Here's where Bilbo celebrated his eleventy-first birthday party. I, personally, wasn't really on the tour for its movie set-ness, but rather its book set-ness, but we still got lots of good gossip about what it was like to film the party scene here, including the secret ingredient to keeping small children party-wild over the course of an overnight film shoot: SUGAR!


And here we are making our way past the outskirts of Hobbiton and on towards the Green Dragon:







I don't really understand how they keep all these details looking so lovely out in the weather. The outdoor stuff looks appropriately worn, but little details like books left open on benches and newspapers inside mailboxes look perfect!






At the edge of town is a 90%-scale hobbit hole you can actually go inside, with book-accurate set dressing that makes it look exactly like the home of a busy, well-to-do hobbit family that just got Raptured.

Also, it turns out that I, too, am 90% scale, because I was perfectly comfortable here:










Lol at the emergency exit sign!


Now, time for a drink at the Green Dragon!





This view from the Green Dragon, across the pond and back towards Hobbiton, gives you a nice perspective of many of the hobbit holes, differently sized but still looking correctly proportioned to the viewer:





I don't know if you'd enjoy it if you didn't know the books, but I thought the whole place was absolutely enchanting.

DEVASTATED that this dish in the cafe was not named "Second Breakfast," however. Such a lost opportunity...

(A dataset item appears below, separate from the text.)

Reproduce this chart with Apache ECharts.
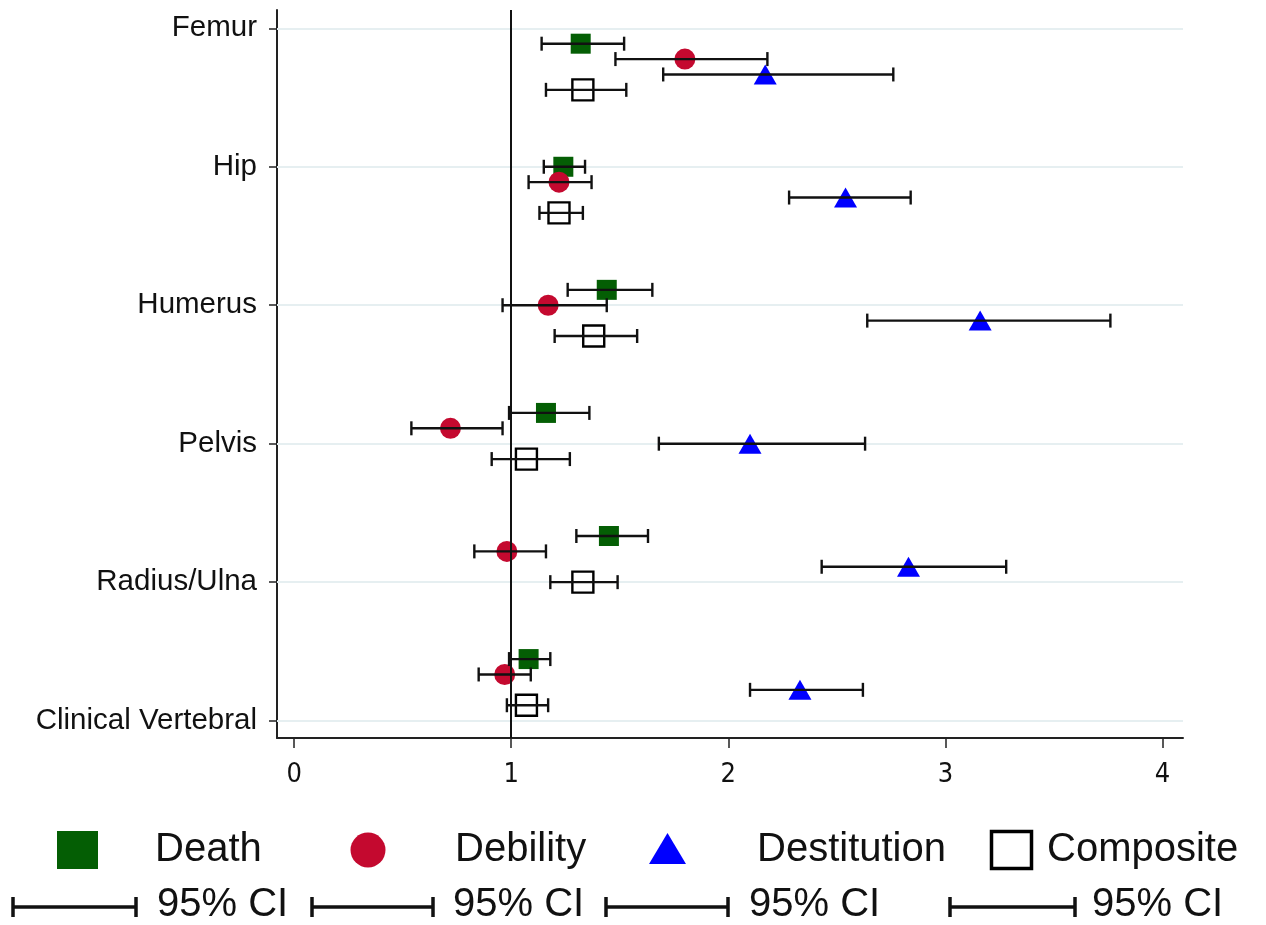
<!DOCTYPE html>
<html>
<head>
<meta charset="utf-8">
<script src="https://cdn.jsdelivr.net/npm/echarts@6/dist/echarts.min.js"></script>
<style>
  html, body { margin: 0; padding: 0; background: #fff; }
  #chart { width: 1266px; height: 925px; }
</style>
</head>
<body>
<div id="chart"></div>
<script>
// ---- Data ----
const categories = ['Femur', 'Hip', 'Humerus', 'Pelvis', 'Radius/Ulna', 'Clinical Vertebral'];
const xTicks = [0, 1, 2, 3, 4];
const seriesNames = ['Death', 'Debility', 'Destitution', 'Composite'];

const death      = [1.32, 1.24, 1.44, 1.16, 1.45, 1.08];
const deathLo    = [1.14, 1.15, 1.26, 0.99, 1.30, 0.99];
const deathHi    = [1.52, 1.34, 1.65, 1.36, 1.63, 1.18];

const debility   = [1.80, 1.22, 1.17, 0.72, 0.98, 0.97];
const debilityLo = [1.48, 1.08, 0.96, 0.54, 0.83, 0.85];
const debilityHi = [2.18, 1.37, 1.44, 0.96, 1.16, 1.09];

const destitution   = [2.17, 2.54, 3.16, 2.10, 2.83, 2.33];
const destitutionLo = [1.70, 2.28, 2.64, 1.68, 2.43, 2.10];
const destitutionHi = [2.76, 2.84, 3.76, 2.63, 3.28, 2.62];

const composite   = [1.33, 1.22, 1.38, 1.07, 1.33, 1.07];
const compositeLo = [1.16, 1.13, 1.20, 0.91, 1.18, 0.98];
const compositeHi = [1.53, 1.33, 1.58, 1.27, 1.49, 1.17];

// ---- Layout of rows (row index on a numeric y axis) ----
const LABEL_STEP = 9;   // category label spacing in rows
const GROUP_STEP = 8;   // group spacing in rows
const labelRows = categories.map((c, i) => i * LABEL_STEP);
function rowOf(catIdx, seriesIdx) { return catIdx * GROUP_STEP + 1 + seriesIdx; }

const est = [death, debility, destitution, composite];
const los = [deathLo, debilityLo, destitutionLo, compositeLo];
const his = [deathHi, debilityHi, destitutionHi, compositeHi];

const colors = ['#045e04', '#c4092f', '#0000ff', '#000000'];
const FONT = "'Liberation Sans', Arial, 'Helvetica', sans-serif";
const NARROW = "'Liberation Sans Narrow', 'Arial Narrow', 'DejaVu Sans Condensed', sans-serif";

const chart = echarts.init(document.getElementById('chart'), null, { renderer: 'canvas' });

const markerStyles = [
  { symbol: 'rect', symbolSize: 20, itemStyle: { color: colors[0], opacity: 1 } },
  { symbol: 'circle', symbolSize: 21, itemStyle: { color: colors[1], opacity: 1 } },
  { symbol: 'triangle', symbolSize: [23, 20], itemStyle: { color: colors[2], opacity: 1 } },
  { symbol: 'rect', symbolSize: 21, itemStyle: { color: 'rgba(255,255,255,0)', borderColor: '#000', borderWidth: 2.4, opacity: 1 } }
];

const series = [];

// gridlines + reference line holder
series.push({
  type: 'line',
  data: [],
  silent: true,
  markLine: {
    silent: true,
    symbol: 'none',
    label: { show: false },
    animation: false,
    data: labelRows.map(r => ({ yAxis: r, lineStyle: { color: '#e6eff1', width: 2, type: 'solid' } }))
      .concat([{ xAxis: 1, lineStyle: { color: '#111', width: 2, type: 'solid' } }])
  }
});

seriesNames.forEach((name, s) => {
  series.push(Object.assign({
    name: name,
    type: 'scatter',
    z: 3,
    animation: false,
    data: est[s].map((v, i) => [v, rowOf(i, s)])
  }, markerStyles[s]));
});

seriesNames.forEach((name, s) => {
  series.push({
    name: name + ' 95% CI',
    type: 'custom',
    z: 5,
    animation: false,
    encode: { x: [0, 1], y: 2 },
    data: los[s].map((lo, i) => [lo, his[s][i], rowOf(i, s)]),
    renderItem: function (params, api) {
      const a = api.coord([api.value(0), api.value(2)]);
      const b = api.coord([api.value(1), api.value(2)]);
      const h = 7;
      const st = { stroke: '#111', lineWidth: 2.4 };
      return {
        type: 'group',
        children: [
          { type: 'line', shape: { x1: a[0], y1: a[1], x2: b[0], y2: b[1] }, style: st },
          { type: 'line', shape: { x1: a[0], y1: a[1] - h, x2: a[0], y2: a[1] + h }, style: st },
          { type: 'line', shape: { x1: b[0], y1: b[1] - h, x2: b[0], y2: b[1] + h }, style: st }
        ]
      };
    }
  });
});

// ---- Legend drawn as graphics ----
const legendRow1Y = 850;
const legendRow2Y = 907;
const graphics = [];
graphics.push({ type: 'rect', shape: { x: 57, y: legendRow1Y - 19, width: 41, height: 38 }, style: { fill: colors[0] } });
graphics.push({ type: 'circle', shape: { cx: 368, cy: legendRow1Y, r: 17.5 }, style: { fill: colors[1] } });
graphics.push({ type: 'polygon', shape: { points: [[667.5, legendRow1Y - 17], [686, legendRow1Y + 14], [649, legendRow1Y + 14]] }, style: { fill: colors[2] } });
graphics.push({ type: 'rect', shape: { x: 991.5, y: legendRow1Y - 18.5, width: 40, height: 37 }, style: { fill: 'none', stroke: '#000', lineWidth: 3.5 } });

const legendTextX = [155, 455, 757, 1047];
seriesNames.forEach((n, i) => {
  graphics.push({ type: 'text', x: legendTextX[i], y: legendRow1Y, style: { text: n, font: '40px ' + FONT, fill: '#111', textVerticalAlign: 'middle', textAlign: 'left' } });
});

const ciBars = [[13, 136], [312, 433], [606, 728], [950, 1075]];
const ciTextX = [157, 453, 749, 1092];
ciBars.forEach((b, i) => {
  const st = { stroke: '#111', lineWidth: 3.5 };
  graphics.push({ type: 'line', shape: { x1: b[0], y1: legendRow2Y, x2: b[1], y2: legendRow2Y }, style: st });
  graphics.push({ type: 'line', shape: { x1: b[0], y1: legendRow2Y - 10, x2: b[0], y2: legendRow2Y + 10 }, style: st });
  graphics.push({ type: 'line', shape: { x1: b[1], y1: legendRow2Y - 10, x2: b[1], y2: legendRow2Y + 10 }, style: st });
  graphics.push({ type: 'text', x: ciTextX[i], y: legendRow2Y - 2, style: { text: '95% CI', font: '40px ' + FONT, fill: '#111', textVerticalAlign: 'middle', textAlign: 'left' } });
});

const option = {
  backgroundColor: '#ffffff',
  animation: false,
  grid: { left: 277, top: 10, right: 83, bottom: 187, containLabel: false },
  xAxis: {
    type: 'value',
    min: -0.079,
    max: 4.0945,
    axisLine: { show: true, onZero: false, lineStyle: { color: '#222', width: 2 } },
    axisTick: { show: true, length: 10, customValues: xTicks, lineStyle: { color: '#222', width: 1.5 } },
    axisLabel: { customValues: xTicks, margin: 23, fontSize: 27, fontFamily: NARROW, color: '#111' },
    splitLine: { show: false }
  },
  yAxis: {
    type: 'value',
    inverse: true,
    min: -1.19,
    max: 46.13,
    axisLine: { show: true, onZero: false, lineStyle: { color: '#222', width: 2 } },
    axisTick: { show: true, length: 8, customValues: labelRows, lineStyle: { color: '#222', width: 1.5 } },
    axisLabel: {
      customValues: labelRows,
      margin: 20,
      fontSize: 29.5,
      fontFamily: FONT,
      color: '#111',
      formatter: function (v) {
        const i = labelRows.indexOf(Math.round(v));
        return i >= 0 ? categories[i] : '';
      }
    },
    splitLine: { show: false }
  },
  series: series,
  graphic: graphics
};

chart.setOption(option);
</script>
</body>
</html>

Pro tip for international travel destinations: if you want to encourage your most frugal travelers to buy souvenirs, get your airline that flies there to give them a free checked bag. I bought hardly anything in England last year, on account of we brought only carry-ons, but Air New Zealand gave us each a free checked bag, and so somehow this turned me into a cartoon version of myself, just absolutely tossing money at cashiers and filling my bag with chocolate bars and books and a Hobbiton hoodie and ciders and Jaffa cakes and yet more books. Don't tell the kids, but they're each getting an awesome illustrated copy of The Hobbit for Christmas! To be honest, I also really wanted a copy for myself, but presenting THREE identical copies of the exact same book to the cashier just felt like one copy too crazy, you know?

Even with eating lunch at the Shire's Rest Cafe and looking at every single thing in the gift shop twice, we had more time than we thought we would after Hobbiton. On the beautiful drive back to Auckland--


--my partner reminded me of the signs we'd seen at the Auckland waterfront the day before advertising a Lord of the Rings musical. Was it playing that night, he wondered?

It was!

Could we get tickets at the door, we wondered?


This was one of the best things we did in New Zealand. Y'all KNOW how I feel about musicals, and yet for whatever reason, I had no idea that this musical even existed! I don't know what the other productions might look like, but this Auckland production was chaotically, delightfully unhinged. The set looked sweet and homey--


--and at about 20 minutes until showtime I was just about to turn my phone off and put it away, when all of a sudden the cast came out in character and proceeded to go absolutely feral in the audience:



It was bonkers and hysterical, Gollum was like a circus creature but also weirdly hot(?), and by the time the show was over I was exhausted from joy.

The show itself wasn't the best musical production I've ever seen--there are serious pacing problems, most of the songs did nothing to forward the plot, a few parts were decidedly corny, and Galadriel gets way too much stage time--but it will absolutely remain one of the most fun musical productions I've ever seen.

Which actually does kind of make it one of the best!

As fun as it was, by the time the show was over I was about ready to lie down on the sidewalk and die, I was so tired, so before we left our downtown parking spot my partner parked me inside the rental car and ran across the road and got us Domino's, of all things. Thank goodness our hotel parking wasn't the nightmarish hellscape it was the previous night, so 20 minutes later I was in my pajamas eating pizza and Scrumpy in bed and staring befuddled-like at rugby on the TV.

Forty minutes later, I was sound asleep!

Tomorrow, I see the BEST thing in all of New Zealand: my daughter!